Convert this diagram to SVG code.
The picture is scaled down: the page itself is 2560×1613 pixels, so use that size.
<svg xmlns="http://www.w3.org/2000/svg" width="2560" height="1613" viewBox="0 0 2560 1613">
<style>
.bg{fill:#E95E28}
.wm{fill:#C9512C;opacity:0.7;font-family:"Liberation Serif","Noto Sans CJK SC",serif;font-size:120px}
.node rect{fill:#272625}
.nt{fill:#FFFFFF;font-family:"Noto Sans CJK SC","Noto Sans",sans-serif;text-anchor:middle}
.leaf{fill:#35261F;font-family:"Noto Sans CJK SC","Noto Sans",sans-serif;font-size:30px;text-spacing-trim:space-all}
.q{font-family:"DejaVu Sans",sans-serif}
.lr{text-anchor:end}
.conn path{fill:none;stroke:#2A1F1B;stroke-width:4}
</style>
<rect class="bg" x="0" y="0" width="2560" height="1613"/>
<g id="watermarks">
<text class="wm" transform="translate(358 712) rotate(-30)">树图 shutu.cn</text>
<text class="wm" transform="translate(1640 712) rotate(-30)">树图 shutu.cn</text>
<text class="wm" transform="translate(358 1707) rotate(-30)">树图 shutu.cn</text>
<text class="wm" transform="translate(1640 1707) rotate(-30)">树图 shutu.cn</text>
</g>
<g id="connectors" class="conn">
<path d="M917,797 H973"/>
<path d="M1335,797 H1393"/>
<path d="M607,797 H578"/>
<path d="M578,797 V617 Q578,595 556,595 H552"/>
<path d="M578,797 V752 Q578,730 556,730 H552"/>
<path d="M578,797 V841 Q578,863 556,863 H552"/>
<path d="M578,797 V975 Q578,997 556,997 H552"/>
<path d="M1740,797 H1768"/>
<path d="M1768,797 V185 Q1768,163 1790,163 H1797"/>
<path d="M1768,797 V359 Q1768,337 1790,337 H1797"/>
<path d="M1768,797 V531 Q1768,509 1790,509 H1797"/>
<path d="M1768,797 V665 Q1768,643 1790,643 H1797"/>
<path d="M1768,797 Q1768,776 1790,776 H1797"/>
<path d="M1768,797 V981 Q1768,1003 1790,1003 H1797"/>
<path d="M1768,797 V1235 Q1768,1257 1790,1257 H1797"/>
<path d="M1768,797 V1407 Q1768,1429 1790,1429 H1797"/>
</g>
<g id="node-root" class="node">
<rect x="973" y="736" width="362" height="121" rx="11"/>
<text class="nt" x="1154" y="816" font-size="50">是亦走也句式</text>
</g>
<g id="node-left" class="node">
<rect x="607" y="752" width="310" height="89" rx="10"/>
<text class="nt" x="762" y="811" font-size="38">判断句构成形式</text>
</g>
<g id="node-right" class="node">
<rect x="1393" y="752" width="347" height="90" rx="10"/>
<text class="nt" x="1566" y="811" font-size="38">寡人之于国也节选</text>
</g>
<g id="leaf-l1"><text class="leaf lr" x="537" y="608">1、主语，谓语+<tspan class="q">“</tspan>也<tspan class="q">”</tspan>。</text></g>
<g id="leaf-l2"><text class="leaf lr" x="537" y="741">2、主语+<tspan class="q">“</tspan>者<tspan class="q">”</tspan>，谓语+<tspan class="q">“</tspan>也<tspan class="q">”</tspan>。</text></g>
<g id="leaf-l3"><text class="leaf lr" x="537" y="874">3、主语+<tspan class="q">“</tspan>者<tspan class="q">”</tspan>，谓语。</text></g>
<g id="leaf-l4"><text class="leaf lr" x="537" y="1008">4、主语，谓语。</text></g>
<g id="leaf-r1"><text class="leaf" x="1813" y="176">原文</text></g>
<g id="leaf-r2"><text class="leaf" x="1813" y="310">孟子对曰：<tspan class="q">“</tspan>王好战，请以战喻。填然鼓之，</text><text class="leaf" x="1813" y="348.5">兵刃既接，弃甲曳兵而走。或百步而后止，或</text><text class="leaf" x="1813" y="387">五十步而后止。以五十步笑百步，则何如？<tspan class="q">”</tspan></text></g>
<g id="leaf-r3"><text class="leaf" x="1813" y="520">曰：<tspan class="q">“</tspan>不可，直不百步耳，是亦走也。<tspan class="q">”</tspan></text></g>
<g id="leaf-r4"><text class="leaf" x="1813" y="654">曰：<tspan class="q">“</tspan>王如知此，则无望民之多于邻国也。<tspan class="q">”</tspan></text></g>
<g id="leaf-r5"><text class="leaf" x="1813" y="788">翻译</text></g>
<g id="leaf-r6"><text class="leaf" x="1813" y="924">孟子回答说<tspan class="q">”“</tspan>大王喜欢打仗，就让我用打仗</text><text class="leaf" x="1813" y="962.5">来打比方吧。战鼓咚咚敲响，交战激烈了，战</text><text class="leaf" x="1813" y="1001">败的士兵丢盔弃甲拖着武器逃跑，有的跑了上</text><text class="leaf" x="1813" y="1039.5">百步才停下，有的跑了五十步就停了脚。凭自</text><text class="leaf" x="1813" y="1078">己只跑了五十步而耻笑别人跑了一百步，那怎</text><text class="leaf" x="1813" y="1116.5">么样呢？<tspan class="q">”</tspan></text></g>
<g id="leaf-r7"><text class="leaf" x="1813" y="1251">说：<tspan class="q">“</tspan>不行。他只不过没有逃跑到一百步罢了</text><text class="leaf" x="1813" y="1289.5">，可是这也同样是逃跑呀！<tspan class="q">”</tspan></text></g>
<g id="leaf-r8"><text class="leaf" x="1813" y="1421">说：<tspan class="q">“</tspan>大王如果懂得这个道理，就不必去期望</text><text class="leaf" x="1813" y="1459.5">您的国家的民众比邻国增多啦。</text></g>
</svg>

- **REQUIRED WORK**:
Print the whole listing exactly as it is.

- **THE COMPLETED TASK**:
Convert this diagram to SVG code.
The picture is scaled down: the page itself is 2560×1613 pixels, so use that size.
<svg xmlns="http://www.w3.org/2000/svg" width="2560" height="1613" viewBox="0 0 2560 1613">
<style>
.bg{fill:#E95E28}
.wm{fill:#C9512C;opacity:0.7;font-family:"Liberation Serif","Noto Sans CJK SC",serif;font-size:120px}
.node rect{fill:#272625}
.nt{fill:#FFFFFF;font-family:"Noto Sans CJK SC","Noto Sans",sans-serif;text-anchor:middle}
.leaf{fill:#35261F;font-family:"Noto Sans CJK SC","Noto Sans",sans-serif;font-size:30px;text-spacing-trim:space-all}
.q{font-family:"DejaVu Sans",sans-serif}
.lr{text-anchor:end}
.conn path{fill:none;stroke:#2A1F1B;stroke-width:4}
</style>
<rect class="bg" x="0" y="0" width="2560" height="1613"/>
<g id="watermarks">
<text class="wm" transform="translate(358 712) rotate(-30)">树图 shutu.cn</text>
<text class="wm" transform="translate(1640 712) rotate(-30)">树图 shutu.cn</text>
<text class="wm" transform="translate(358 1707) rotate(-30)">树图 shutu.cn</text>
<text class="wm" transform="translate(1640 1707) rotate(-30)">树图 shutu.cn</text>
</g>
<g id="connectors" class="conn">
<path d="M917,797 H973"/>
<path d="M1335,797 H1393"/>
<path d="M607,797 H578"/>
<path d="M578,797 V617 Q578,595 556,595 H552"/>
<path d="M578,797 V752 Q578,730 556,730 H552"/>
<path d="M578,797 V841 Q578,863 556,863 H552"/>
<path d="M578,797 V975 Q578,997 556,997 H552"/>
<path d="M1740,797 H1768"/>
<path d="M1768,797 V185 Q1768,163 1790,163 H1797"/>
<path d="M1768,797 V359 Q1768,337 1790,337 H1797"/>
<path d="M1768,797 V531 Q1768,509 1790,509 H1797"/>
<path d="M1768,797 V665 Q1768,643 1790,643 H1797"/>
<path d="M1768,797 Q1768,776 1790,776 H1797"/>
<path d="M1768,797 V981 Q1768,1003 1790,1003 H1797"/>
<path d="M1768,797 V1235 Q1768,1257 1790,1257 H1797"/>
<path d="M1768,797 V1407 Q1768,1429 1790,1429 H1797"/>
</g>
<g id="node-root" class="node">
<rect x="973" y="736" width="362" height="121" rx="11"/>
<text class="nt" x="1154" y="816" font-size="50">是亦走也句式</text>
</g>
<g id="node-left" class="node">
<rect x="607" y="752" width="310" height="89" rx="10"/>
<text class="nt" x="762" y="811" font-size="38">判断句构成形式</text>
</g>
<g id="node-right" class="node">
<rect x="1393" y="752" width="347" height="90" rx="10"/>
<text class="nt" x="1566" y="811" font-size="38">寡人之于国也节选</text>
</g>
<g id="leaf-l1"><text class="leaf lr" x="537" y="608">1、主语，谓语+<tspan class="q">“</tspan>也<tspan class="q">”</tspan>。</text></g>
<g id="leaf-l2"><text class="leaf lr" x="537" y="741">2、主语+<tspan class="q">“</tspan>者<tspan class="q">”</tspan>，谓语+<tspan class="q">“</tspan>也<tspan class="q">”</tspan>。</text></g>
<g id="leaf-l3"><text class="leaf lr" x="537" y="874">3、主语+<tspan class="q">“</tspan>者<tspan class="q">”</tspan>，谓语。</text></g>
<g id="leaf-l4"><text class="leaf lr" x="537" y="1008">4、主语，谓语。</text></g>
<g id="leaf-r1"><text class="leaf" x="1813" y="176">原文</text></g>
<g id="leaf-r2"><text class="leaf" x="1813" y="310">孟子对曰：<tspan class="q">“</tspan>王好战，请以战喻。填然鼓之，</text><text class="leaf" x="1813" y="348.5">兵刃既接，弃甲曳兵而走。或百步而后止，或</text><text class="leaf" x="1813" y="387">五十步而后止。以五十步笑百步，则何如？<tspan class="q">”</tspan></text></g>
<g id="leaf-r3"><text class="leaf" x="1813" y="520">曰：<tspan class="q">“</tspan>不可，直不百步耳，是亦走也。<tspan class="q">”</tspan></text></g>
<g id="leaf-r4"><text class="leaf" x="1813" y="654">曰：<tspan class="q">“</tspan>王如知此，则无望民之多于邻国也。<tspan class="q">”</tspan></text></g>
<g id="leaf-r5"><text class="leaf" x="1813" y="788">翻译</text></g>
<g id="leaf-r6"><text class="leaf" x="1813" y="924">孟子回答说<tspan class="q">”“</tspan>大王喜欢打仗，就让我用打仗</text><text class="leaf" x="1813" y="962.5">来打比方吧。战鼓咚咚敲响，交战激烈了，战</text><text class="leaf" x="1813" y="1001">败的士兵丢盔弃甲拖着武器逃跑，有的跑了上</text><text class="leaf" x="1813" y="1039.5">百步才停下，有的跑了五十步就停了脚。凭自</text><text class="leaf" x="1813" y="1078">己只跑了五十步而耻笑别人跑了一百步，那怎</text><text class="leaf" x="1813" y="1116.5">么样呢？<tspan class="q">”</tspan></text></g>
<g id="leaf-r7"><text class="leaf" x="1813" y="1251">说：<tspan class="q">“</tspan>不行。他只不过没有逃跑到一百步罢了</text><text class="leaf" x="1813" y="1289.5">，可是这也同样是逃跑呀！<tspan class="q">”</tspan></text></g>
<g id="leaf-r8"><text class="leaf" x="1813" y="1421">说：<tspan class="q">“</tspan>大王如果懂得这个道理，就不必去期望</text><text class="leaf" x="1813" y="1459.5">您的国家的民众比邻国增多啦。</text></g>
</svg>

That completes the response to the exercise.